リストラ一人あたり100万円前後の費用負担

   「アウトプレースメント」は、業績の悪化などを理由に人員削減を行う企業がリストラ対象者との契約解除を円満に解決するために依頼するもの。リストラ対象者の再雇用のあっせんや受け入れ企業の開拓、人材教育や研修・スキルアップなど、再雇用をめぐる諸問題を解決するサービスだ。

   専門に行っている大手、チャレンジャー・グレイ・クリスマスでは受託企業数が666社あり、製薬会社や電機、自動車に総合商社、金融から建設、IT・通信に公官庁までと幅広い。「ビジャスト」や「マイコミエージェント」などもメイン事業として取り組んでいるほか、人材派遣事業のパソナグループなども手がけている。

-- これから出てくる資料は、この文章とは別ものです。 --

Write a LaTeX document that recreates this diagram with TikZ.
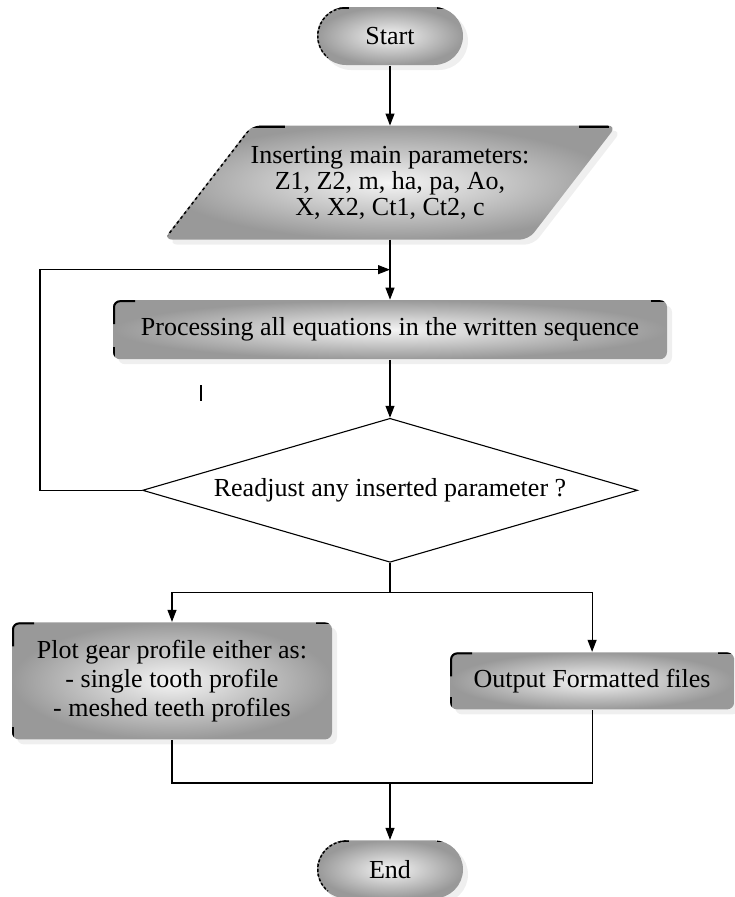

   富士通総研のレポートによると、日本での市場規模は2002年で300億円ほど。リーマン・ショック後に大手企業のリストラが増え、失業率の上昇とともに利用も増えて、最近の市場規模は500億円程度とみられている。

   サービスの最大の特徴は、費用は人員削減を行う企業が負担すること。リストラ対象者の人数や研修などのサービス内容によって負担額は異なるが、対象者一人あたり1年のサービスで100万円前後が相場とされるので、安くはない。

   そのため、利用が大手企業に限られてしまうことや、雇用状況が安定しているときは受け入れ企業の数が少なくなるため、マッチングが難航するケースも少なからずある。

   もちろん、サービスを受けるリストラ対象者は会社の希望退職に応じるなど、いわば「納得」して退職する正社員が大前提。とはいえ、必ずしも再就職先の提供を確約するものではない。

リストラ対象者へのカウンセリングを重視

   労働基準法では、1か月前の解雇予告で1か月分の賃金さえ払えばいつでも誰でも解雇できるとされている。しかし、そう簡単にはいかない。納得して解雇される正社員は稀だろう。

   最近は、割り増し退職金を払って希望退職者を募っても予定人数に達しない例も少なくなくなった。退職強要などの違法行為につながりかねない大手企業の「追い出し部屋」には、そういった希望退職への応募を断った社員などが配属されるケースが目立つとされる。

   しかし、その一方で経営難であっても正社員の解雇は過去の判例で厳しく制限されていて、「日本の解雇規制は厳しすぎる」との指摘もある。

   再雇用の面倒を見ることに重点が置かれている日本と違い、欧米ではアウトプレースメントを、労使の訴訟リスクの回避や福利厚生の一環としてとらえている。また、人員整理時に支払う割り増し退職金などと比べるとサービスを利用したほうがコストが安く見込めることもあり、利用されている。

   なにより、リストラ対象者へのカウンセリングを重視していて、「リストラ社員の行き着く先」のように認識されている日本との「差」は大きい。ただ、欧米のように解雇規制が緩和されたとき、これも欧米に倣い、カウンセリング重視のアウトプレースメントの出番がさらに増えるとの見方もある。